▶ _Figure scripts_

(begin)

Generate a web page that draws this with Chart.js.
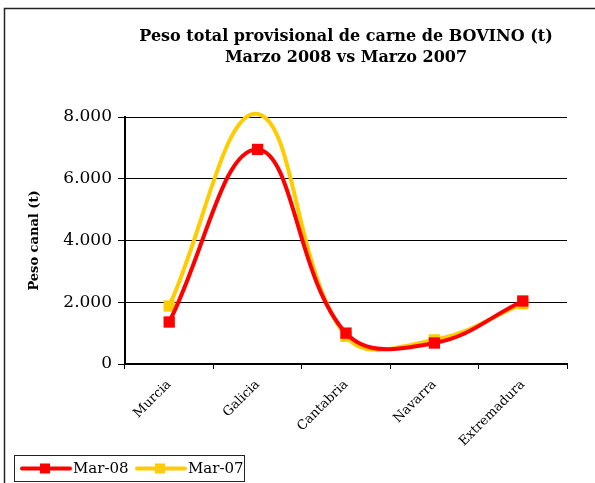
<!DOCTYPE html>
<html><head><meta charset="utf-8">
<script src="https://cdn.jsdelivr.net/npm/chart.js@4/dist/chart.umd.min.js"></script>
<style>html,body{margin:0;padding:0;background:#fff;}#wrap{width:595px;height:483px;position:relative;}</style>
</head><body><div id="wrap"><canvas id="c" width="595" height="483"></canvas></div>
<script>
const categories = ["Murcia", "Galicia", "Cantabria", "Navarra", "Extremadura"];
const mar08 = [1360, 6950, 1000, 680, 2040];
const mar07 = [1880, 8100, 900, 780, 1950];
const seriesNames = ["Mar-08", "Mar-07"];
const titleLines = ["Peso total provisional de carne de BOVINO (t)", "Marzo 2008 vs Marzo 2007"];
const yTitle = "Peso canal (t)";
const RED = "#FF0000", YEL = "#FFCC00";
const FONT = "'DejaVu Serif', 'Liberation Serif', serif";

const deco = {
  id: 'deco',
  beforeDraw(chart) {
    const ctx = chart.ctx;
    ctx.save();
    ctx.fillStyle = '#fff';
    ctx.fillRect(0, 0, chart.width, chart.height);
    ctx.strokeStyle = '#222';
    ctx.lineWidth = 1.5;
    ctx.beginPath();
    ctx.moveTo(4.5, 483); ctx.lineTo(4.5, 8.5); ctx.lineTo(595, 8.5);
    ctx.stroke();
    ctx.restore();
  },
  afterDraw(chart) {
    const ctx = chart.ctx;
    ctx.save();
    ctx.fillStyle = '#000';
    ctx.textAlign = 'center';
    ctx.textBaseline = 'middle';
    ctx.font = "bold 16px " + FONT;
    ctx.fillText(titleLines[0], 346, 37);
    ctx.fillText(titleLines[1], 346, 58);
    // legend
    const lx = 14.5, ly = 455.5, lw = 230, lh = 26;
    ctx.strokeStyle = '#222'; ctx.lineWidth = 1;
    ctx.strokeRect(lx, ly, lw, lh);
    const items = [{n: seriesNames[0], c: RED, x: 20}, {n: seriesNames[1], c: YEL, x: 135}];
    const cy = ly + lh / 2;
    items.forEach(it => {
      ctx.strokeStyle = it.c; ctx.lineWidth = 4; ctx.lineCap = 'round';
      ctx.beginPath(); ctx.moveTo(it.x + 2, cy); ctx.lineTo(it.x + 50, cy); ctx.stroke();
      ctx.fillStyle = it.c;
      ctx.fillRect(it.x + 20, cy - 5, 10, 10);
      ctx.fillStyle = '#000';
      ctx.textAlign = 'left';
      ctx.font = "15px " + FONT;
      ctx.fillText(it.n, it.x + 53, cy + 1);
    });
    ctx.restore();
  }
};

new Chart(document.getElementById('c'), {
  type: 'line',
  data: {
    labels: categories,
    datasets: [
      { label: seriesNames[0], data: mar08, borderColor: RED, backgroundColor: RED, borderWidth: 4,
        pointStyle: 'rect', pointRadius: 8, pointBackgroundColor: RED, pointBorderWidth: 0, tension: 0.4, clip: false },
      { label: seriesNames[1], data: mar07, borderColor: YEL, backgroundColor: YEL, borderWidth: 4,
        pointStyle: 'rect', pointRadius: [8, 0, 8, 8, 8], pointBackgroundColor: YEL, pointBorderWidth: 0, tension: 0.4, clip: false }
    ]
  },
  options: {
    responsive: false,
    animation: false,
    layout: { padding: { left: 27, top: 117, right: 28, bottom: 0 } },
    plugins: { legend: { display: false }, title: { display: false }, tooltip: { enabled: false } },
    scales: {
      x: {
        offset: true,
        grid: { offset: true, drawOnChartArea: false, drawTicks: true, tickLength: 5, color: '#000', lineWidth: 1 },
        border: { color: '#000', width: 2 },
        ticks: { color: '#000', font: { family: FONT, size: 13 }, maxRotation: 45, minRotation: 45, padding: 8 },
        afterFit(s) { s.height = 119; }
      },
      y: {
        min: 0, max: 8000,
        grid: { color: '#000', lineWidth: 1, tickLength: 7, drawTicks: true },
        border: { color: '#000', width: 2 },
        ticks: { stepSize: 2000, color: '#000', font: { family: FONT, size: 17 }, padding: 6,
          callback: v => v.toLocaleString('de-DE') },
        title: { display: true, text: yTitle, color: '#000', font: { family: FONT, size: 13, weight: 'bold' }, padding: { top: 0, bottom: 0 } },
        afterFit(s) { s.width = 98; }
      }
    }
  },
  plugins: [deco]
});
</script>
</body></html>
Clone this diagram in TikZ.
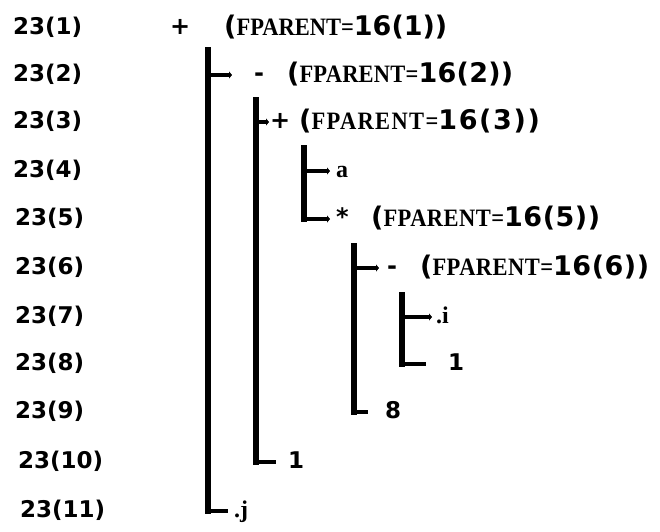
\documentclass[tikz,border=0pt]{standalone}
\usepackage{graphicx}
\usepackage{fontspec}
\setmainfont{Liberation Serif}
\newfontfamily\typeserif{Liberation Serif}
\newfontfamily\typesans{DejaVu Sans}
\usetikzlibrary{arrows.meta}

% annotation "(FPARENT=16(k))": serif letters, sans digits and brackets; optional letter spacing
\newcommand\fpar[2][0]{{\typesans\bfseries\fontsize{27}{27}\selectfont\addfontfeature{LetterSpace=#1}(}\scalebox{0.9}[1]{\typeserif\bfseries\fontsize{25}{25}\selectfont\addfontfeature{LetterSpace=#1}FPARENT=}{\typesans\bfseries\fontsize{27}{27}\selectfont\addfontfeature{LetterSpace=#1}16(#2))}}

\tikzset{
  lab/.style={anchor=west, inner sep=0pt, text height=17pt, text depth=5pt,
    font=\typesans\bfseries\fontsize{23}{23}\selectfont},
  op/.style={anchor=west, inner sep=0pt, text height=18pt, text depth=5pt,
    font=\typesans\bfseries\fontsize{24}{24}\selectfont},
  lit/.style={anchor=west, inner sep=0pt, text height=18pt, text depth=5pt,
    font=\typeserif\bfseries\fontsize{24}{24}\selectfont},
  num/.style={anchor=west, inner sep=0pt, text height=18pt, text depth=5pt,
    font=\typesans\bfseries\fontsize{23}{23}\selectfont},
  ann/.style={anchor=west, inner sep=0pt, text height=20pt, text depth=5pt},
  vline/.style={line width=6pt, line cap=rect},
  tick/.style={line width=4pt, -{Triangle[length=3pt,width=7pt]}},
  foot/.style={line width=4pt}
}

\begin{document}
\begin{tikzpicture}[x=1pt,y=-1pt]
\useasboundingbox (0,0) rectangle (660,531);

% row labels
\node[lab] (l1)  at (13,28)  {23(1)};
\node[lab] (l2)  at (13,75)  {23(2)};
\node[lab] (l3)  at (13,122) {23(3)};
\node[lab] (l4)  at (13,171) {23(4)};
\node[lab] (l5)  at (15,219) {23(5)};
\node[lab] (l6)  at (15,268) {23(6)};
\node[lab] (l7)  at (15,317) {23(7)};
\node[lab] (l8)  at (15,364) {23(8)};
\node[lab] (l9)  at (15,412) {23(9)};
\node[lab] (l10) at (18,462) {23(10)};
\node[lab] (l11) at (20,511) {23(11)};

% tree nodes
\node[op]  (n1)  at (170,28)  {+};
\node[ann] (p1)  at (224,28)  {\fpar{1}};
\node[op]  (n2)  at (254,75)  {-};
\node[ann] (p2)  at (287,75)  {\fpar[1]{2}};
\node[op]  (n3)  at (270,122) {+};
\node[ann] (p3)  at (299,122) {\fpar[6]{3}};
\node[lit] (n4)  at (336,171) {a};
\node[op]  (n5)  at (336,219) {*};
\node[ann] (p5)  at (371,219) {\fpar[2]{5}};
\node[op]  (n6)  at (387,268) {-};
\node[ann] (p6)  at (420,268) {\fpar[2]{6}};
\node[lit] (n7)  at (436,317) {.i};
\node[num] (n8)  at (448,364) {1};
\node[num] (n9)  at (385,412) {8};
\node[num] (n10) at (288,462) {1};
\node[lit] (n11) at (234,511) {.j};

% vertical rules, one per operator with children
\coordinate (v1) at (208,50);
\coordinate (v2) at (256,100);
\coordinate (v3) at (304,148);
\coordinate (v4) at (354,246);
\coordinate (v5) at (402,295);

\draw[vline] (v1) -- (v1 |- n11.west);
\draw[vline] (v2) -- (v2 |- n10.west);
\draw[vline] (v3) -- (v3 |- n5.west);
\draw[vline] (v4) -- (v4 |- n9.west);
\draw[vline] (v5) -- (v5 |- n8.west);

% branches
\draw[tick] (v1 |- n2.west) -- ([xshift=-22pt]n2.west);
\draw[foot] (v1 |- n11.west) -- ([xshift=-6pt]n11.west);
\draw[tick] (v2 |- n3.west) -- ([xshift=-1pt]n3.west);
\draw[foot] (v2 |- n10.west) -- ([xshift=-12pt]n10.west);
\draw[tick] (v3 |- n4.west) -- ([xshift=-6pt]n4.west);
\draw[tick] (v3 |- n5.west) -- ([xshift=-6pt]n5.west);
\draw[tick] (v4 |- n6.west) -- ([xshift=-8pt]n6.west);
\draw[foot] (v4 |- n9.west) -- ([xshift=-17pt]n9.west);
\draw[tick] (v5 |- n7.west) -- ([xshift=-4pt]n7.west);
\draw[foot] (v5 |- n8.west) -- ([xshift=-22pt]n8.west);
\end{tikzpicture}
\end{document}
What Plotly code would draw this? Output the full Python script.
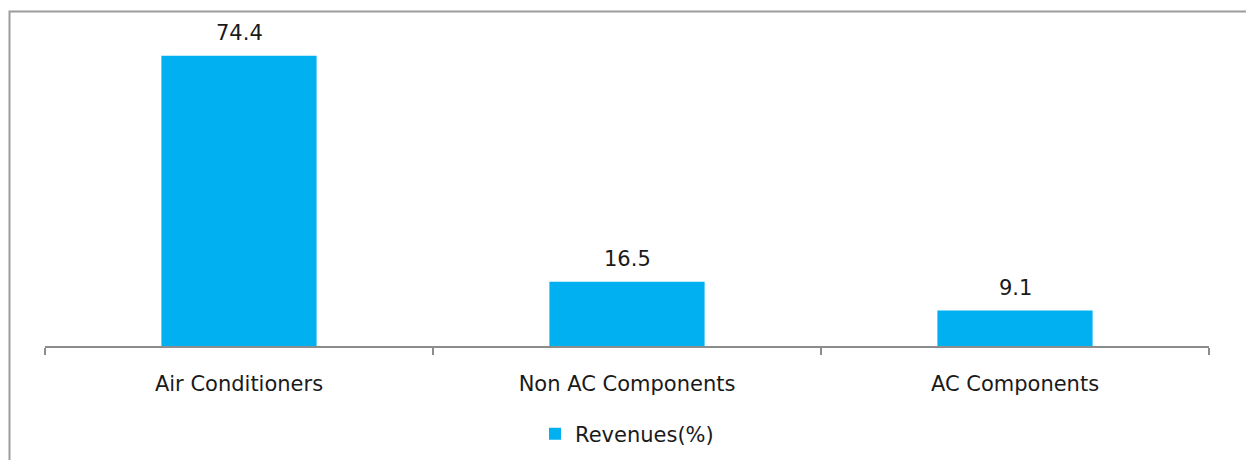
import plotly.graph_objects as go

categories = ["Air Conditioners", "Non AC Components", "AC Components"]
revenues = [74.4, 16.5, 9.1]
series_name = "Revenues(%)"

FONT = "DejaVu Sans"
TXT = "#1a1a1a"
FS = 21

fig = go.Figure()
fig.add_trace(go.Bar(
    x=categories, y=revenues, name=series_name,
    marker=dict(color="#00B0F0", line=dict(width=0)),
    showlegend=True,
))

for c, v in zip(categories, revenues):
    fig.add_annotation(x=c, y=v, text=f"{v:.1f}", showarrow=False,
                       yanchor="bottom", yshift=9,
                       font=dict(family=FONT, size=FS, color=TXT))

# outer chart border
fig.add_shape(type="rect", xref="paper", yref="paper",
              x0=-0.0305, x1=1.04, y0=-0.4, y1=1.072,
              line=dict(color="#9c9c9c", width=2), fillcolor="rgba(0,0,0,0)")

fig.update_layout(
    width=1246, height=460,
    margin=dict(l=45, r=37, t=34, b=114, autoexpand=False),
    paper_bgcolor="white", plot_bgcolor="white",
    bargap=0.6,
    font=dict(family=FONT, size=FS, color=TXT),
    legend=dict(orientation="h", x=0.5, xanchor="center", y=-0.282, yanchor="middle",
                font=dict(family=FONT, size=FS, color=TXT), itemwidth=30),
    xaxis=dict(type="category", range=[-0.5, 2.5], showline=True, linecolor="#8c8c8c",
               linewidth=2, ticks="outside", tickson="boundaries", ticklen=7,
               tickcolor="#8c8c8c", tickwidth=2, ticklabelstandoff=18,
               showgrid=False, zeroline=False,
               tickfont=dict(family=FONT, size=FS, color=TXT)),
    yaxis=dict(range=[0, 80], visible=False, showgrid=False, zeroline=False),
)

fig.write_html("out.html")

(end)

▶ _What to do_
From the line with "What Plotly code" down to the end of the entries, retype each line exactly as written, but drop the pictures.

▶ _Worked solution_
What Plotly code would draw this? Output the full Python script.
import plotly.graph_objects as go

categories = ["Air Conditioners", "Non AC Components", "AC Components"]
revenues = [74.4, 16.5, 9.1]
series_name = "Revenues(%)"

FONT = "DejaVu Sans"
TXT = "#1a1a1a"
FS = 21

fig = go.Figure()
fig.add_trace(go.Bar(
    x=categories, y=revenues, name=series_name,
    marker=dict(color="#00B0F0", line=dict(width=0)),
    showlegend=True,
))

for c, v in zip(categories, revenues):
    fig.add_annotation(x=c, y=v, text=f"{v:.1f}", showarrow=False,
                       yanchor="bottom", yshift=9,
                       font=dict(family=FONT, size=FS, color=TXT))

# outer chart border
fig.add_shape(type="rect", xref="paper", yref="paper",
              x0=-0.0305, x1=1.04, y0=-0.4, y1=1.072,
              line=dict(color="#9c9c9c", width=2), fillcolor="rgba(0,0,0,0)")

fig.update_layout(
    width=1246, height=460,
    margin=dict(l=45, r=37, t=34, b=114, autoexpand=False),
    paper_bgcolor="white", plot_bgcolor="white",
    bargap=0.6,
    font=dict(family=FONT, size=FS, color=TXT),
    legend=dict(orientation="h", x=0.5, xanchor="center", y=-0.282, yanchor="middle",
                font=dict(family=FONT, size=FS, color=TXT), itemwidth=30),
    xaxis=dict(type="category", range=[-0.5, 2.5], showline=True, linecolor="#8c8c8c",
               linewidth=2, ticks="outside", tickson="boundaries", ticklen=7,
               tickcolor="#8c8c8c", tickwidth=2, ticklabelstandoff=18,
               showgrid=False, zeroline=False,
               tickfont=dict(family=FONT, size=FS, color=TXT)),
    yaxis=dict(range=[0, 80], visible=False, showgrid=False, zeroline=False),
)

fig.write_html("out.html")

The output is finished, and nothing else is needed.